Daman passes away a few days later.

Toni Morrison makes a distinction between writers: one who maintain status quo and those who challenge it. Farzand and Daman stand beside Morrison. In a quintessential scene, Gogi makes up a couplet protesting the treatment meted out to the weak. The arhti hears of it from his crony, has Gogi brought before him. For Gogi this is the moment: do or die (a moral death). Summoning up the courage he recites expecting a thrashing. Instead he is taken to meet Ustad Daman, whose own history mirrors Farzand's. A literary friendship begins.

Intizar Husain sees colonialism as an era of discontinuity setting in motion a process of alienating people from themselves. In the first phase a mentally colonised elite is created; second the middle class mimics the habits of the elite and gradually the lower strata catches up. He also points out that western experience of fiction writing is mainly a phenomenon of eye and ear experience. Reading Bhubhul was so refreshing for his art relies on the indigenous technique of rasa where different moods anchor the prose and mise en scène.
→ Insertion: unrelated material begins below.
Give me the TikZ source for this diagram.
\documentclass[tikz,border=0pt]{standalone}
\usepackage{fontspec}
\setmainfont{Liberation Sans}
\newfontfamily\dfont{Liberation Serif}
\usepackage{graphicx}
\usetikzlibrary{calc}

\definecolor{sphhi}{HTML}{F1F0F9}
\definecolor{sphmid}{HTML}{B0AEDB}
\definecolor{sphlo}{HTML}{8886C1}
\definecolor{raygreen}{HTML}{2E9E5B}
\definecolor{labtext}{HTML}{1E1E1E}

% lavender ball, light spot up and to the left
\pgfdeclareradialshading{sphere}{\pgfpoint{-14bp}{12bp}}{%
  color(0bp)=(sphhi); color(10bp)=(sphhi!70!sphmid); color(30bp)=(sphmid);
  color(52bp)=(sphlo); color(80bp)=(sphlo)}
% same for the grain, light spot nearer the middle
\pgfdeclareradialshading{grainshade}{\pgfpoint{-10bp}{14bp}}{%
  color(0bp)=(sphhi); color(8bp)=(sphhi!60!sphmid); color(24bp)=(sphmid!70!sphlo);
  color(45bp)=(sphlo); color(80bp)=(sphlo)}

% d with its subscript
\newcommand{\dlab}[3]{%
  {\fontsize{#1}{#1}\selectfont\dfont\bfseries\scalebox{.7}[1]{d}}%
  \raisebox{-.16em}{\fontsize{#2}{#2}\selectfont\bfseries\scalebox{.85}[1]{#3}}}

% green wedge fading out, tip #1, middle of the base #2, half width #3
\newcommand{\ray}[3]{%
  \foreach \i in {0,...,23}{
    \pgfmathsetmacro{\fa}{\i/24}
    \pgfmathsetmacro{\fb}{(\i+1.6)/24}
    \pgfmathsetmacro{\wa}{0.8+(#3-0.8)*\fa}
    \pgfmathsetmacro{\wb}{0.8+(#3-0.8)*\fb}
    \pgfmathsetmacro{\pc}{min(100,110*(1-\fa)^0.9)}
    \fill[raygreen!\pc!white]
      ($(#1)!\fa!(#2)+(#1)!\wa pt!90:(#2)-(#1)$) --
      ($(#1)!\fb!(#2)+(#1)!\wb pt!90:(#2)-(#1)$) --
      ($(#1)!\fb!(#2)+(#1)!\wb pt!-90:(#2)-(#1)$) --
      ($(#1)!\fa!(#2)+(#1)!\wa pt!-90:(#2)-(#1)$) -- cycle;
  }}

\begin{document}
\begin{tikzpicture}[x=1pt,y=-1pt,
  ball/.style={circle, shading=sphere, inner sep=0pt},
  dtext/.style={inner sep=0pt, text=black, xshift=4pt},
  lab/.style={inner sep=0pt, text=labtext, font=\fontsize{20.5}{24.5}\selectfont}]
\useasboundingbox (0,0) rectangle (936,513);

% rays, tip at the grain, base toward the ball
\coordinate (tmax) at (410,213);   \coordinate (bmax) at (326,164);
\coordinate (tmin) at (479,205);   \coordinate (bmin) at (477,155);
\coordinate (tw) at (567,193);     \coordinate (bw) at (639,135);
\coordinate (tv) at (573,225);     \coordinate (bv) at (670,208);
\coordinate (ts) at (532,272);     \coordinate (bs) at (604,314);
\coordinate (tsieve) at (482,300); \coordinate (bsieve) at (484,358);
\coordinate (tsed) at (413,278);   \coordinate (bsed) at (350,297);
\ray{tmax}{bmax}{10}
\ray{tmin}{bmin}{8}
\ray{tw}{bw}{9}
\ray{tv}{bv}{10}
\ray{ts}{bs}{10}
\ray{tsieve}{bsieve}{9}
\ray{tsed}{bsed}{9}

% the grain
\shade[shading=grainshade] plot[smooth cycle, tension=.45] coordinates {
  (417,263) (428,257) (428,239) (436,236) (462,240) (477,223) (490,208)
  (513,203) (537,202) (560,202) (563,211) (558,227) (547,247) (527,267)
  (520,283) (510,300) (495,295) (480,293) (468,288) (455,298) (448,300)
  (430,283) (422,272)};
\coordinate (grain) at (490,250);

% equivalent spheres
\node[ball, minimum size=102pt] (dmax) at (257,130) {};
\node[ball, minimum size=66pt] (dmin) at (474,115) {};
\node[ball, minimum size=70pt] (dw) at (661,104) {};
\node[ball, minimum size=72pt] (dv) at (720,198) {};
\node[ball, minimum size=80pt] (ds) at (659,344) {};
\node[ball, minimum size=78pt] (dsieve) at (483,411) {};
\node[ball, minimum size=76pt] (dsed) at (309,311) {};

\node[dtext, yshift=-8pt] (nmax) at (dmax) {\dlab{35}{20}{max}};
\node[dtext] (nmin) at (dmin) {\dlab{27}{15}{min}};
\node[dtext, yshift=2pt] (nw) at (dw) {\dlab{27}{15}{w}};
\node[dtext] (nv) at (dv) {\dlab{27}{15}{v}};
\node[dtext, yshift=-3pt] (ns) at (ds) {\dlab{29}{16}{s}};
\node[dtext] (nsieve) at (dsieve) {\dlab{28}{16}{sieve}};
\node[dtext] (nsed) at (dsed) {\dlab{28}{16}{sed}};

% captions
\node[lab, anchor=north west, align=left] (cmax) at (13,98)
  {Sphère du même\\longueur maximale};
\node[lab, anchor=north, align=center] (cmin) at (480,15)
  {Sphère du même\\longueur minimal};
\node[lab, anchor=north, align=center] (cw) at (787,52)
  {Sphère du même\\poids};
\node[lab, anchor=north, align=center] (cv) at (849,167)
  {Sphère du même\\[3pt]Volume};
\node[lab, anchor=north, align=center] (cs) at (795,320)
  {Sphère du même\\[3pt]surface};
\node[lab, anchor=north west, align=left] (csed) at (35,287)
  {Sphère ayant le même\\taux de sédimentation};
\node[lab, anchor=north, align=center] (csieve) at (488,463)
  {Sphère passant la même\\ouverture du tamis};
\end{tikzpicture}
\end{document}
The novel is memorable because it fictionalises a literary figure and allows its readers a peep into an intellectual's evaluation of events such as military coups. Among other charms one is the appearance of characters from our cultural world, from Faiz to Madam to Allauddin, who once shows up when in need of money. Ustadji borrows the money from Heera Mandi.
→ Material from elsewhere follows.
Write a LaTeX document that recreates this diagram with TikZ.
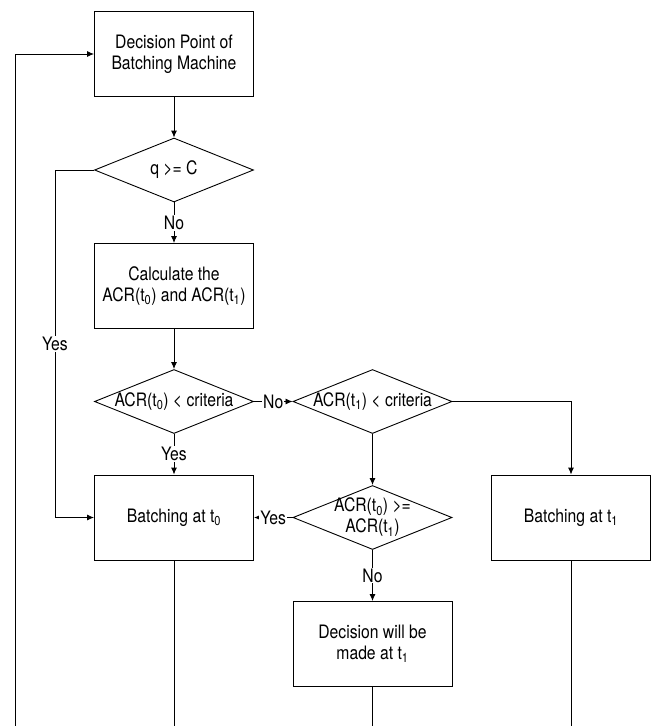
\documentclass[tikz,border=0pt]{standalone}
\usepackage{fontspec}
\setmainfont{TeX Gyre Heros}[FakeStretch=0.85]
\usepackage{tikz}
\usetikzlibrary{positioning,shapes.geometric,arrows.meta}

\begin{document}
\begin{tikzpicture}[x=1pt, y=1pt, node distance=116pt, line width=0.9pt,
  font=\fontsize{18.5}{21}\selectfont,
  >={Latex[length=7pt, width=6pt]},
  box/.style = {draw, minimum width=159pt, minimum height=85pt, align=center},
  decision/.style = {draw, diamond, minimum width=159pt, minimum height=64pt, inner sep=0pt},
  lbl/.style = {fill=white, inner sep=1pt}]
\useasboundingbox (0,0) rectangle (651,-726);

\node[box] (dp) at (174,-54) {Decision Point of\\Batching Machine};
\node[decision, label=center:{q >= C}] (q) [below of=dp] {};
\node[box] (calc) [below of=q] {Calculate the\\ACR(t\textsubscript{0}) and ACR(t\textsubscript{1})};
\node[decision, label=center:{ACR(t\textsubscript{0}) < criteria}] (d1) [below of=calc, node distance=115.5pt] {};
\node[decision, label=center:{ACR(t\textsubscript{1}) < criteria}] (d2) [right of=d1, node distance=198.5pt] {};
\node[box] (bt0) [below of=d1] {Batching at t\textsubscript{0}};
\node[decision, label={[align=center]center:ACR(t\textsubscript{0}) >=\\ACR(t\textsubscript{1})}] (d3) [below of=d2] {};
\node[box] (dec) [below of=d3, node distance=126.5pt] {Decision will be\\made at t\textsubscript{1}};
\node[box] (bt1) [right of=d3, node distance=198.5pt] {Batching at t\textsubscript{1}};

% loose ends at the bottom
\coordinate (qbend) at (55,-170);
\coordinate (loop) at (15,-726);
\coordinate (e0) at (174,-726);
\coordinate (e1) at (372.5,-726);
\coordinate (e2) at (571,-726);

\draw[->] (dp) -- (q);
\draw[->] (q) -- node[lbl] {No} (calc);
\draw[->] (q.west) -- (qbend) |- node[lbl, pos=0.25] {Yes} (bt0.west);
\draw[->] (calc) -- (d1);
\draw[->] (d1) -- node[lbl] {No} (d2);
\draw[->] (d1) -- node[lbl] {Yes} (bt0);
\draw[->] (d2.east) -| (bt1);
\draw[->] (d2) -- (d3);
\draw[->] (d3) -- node[lbl] {Yes} (bt0);
\draw[->] (d3) -- node[lbl] {No} (dec);
\draw (bt0) -- (e0);
\draw (dec) -- (e1);
\draw (bt1) -- (e2);
\draw[->] (loop) |- (dp.west);
\end{tikzpicture}
\end{document}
My only disappointment seems that we never witness any conversation of note between the two about colonialism, especially for a man extremely educated, involved in the freedom struggle, with friends like Nehru and Faiz, knew languages, jailed, and tragically lost his child and his non-Muslim wife due to the British, though he's astute enough to draw an embarrassing comparison between his arrest under colonial rule and Bhutto government Perhaps it falls on the next generation to build on what Farzand has given us.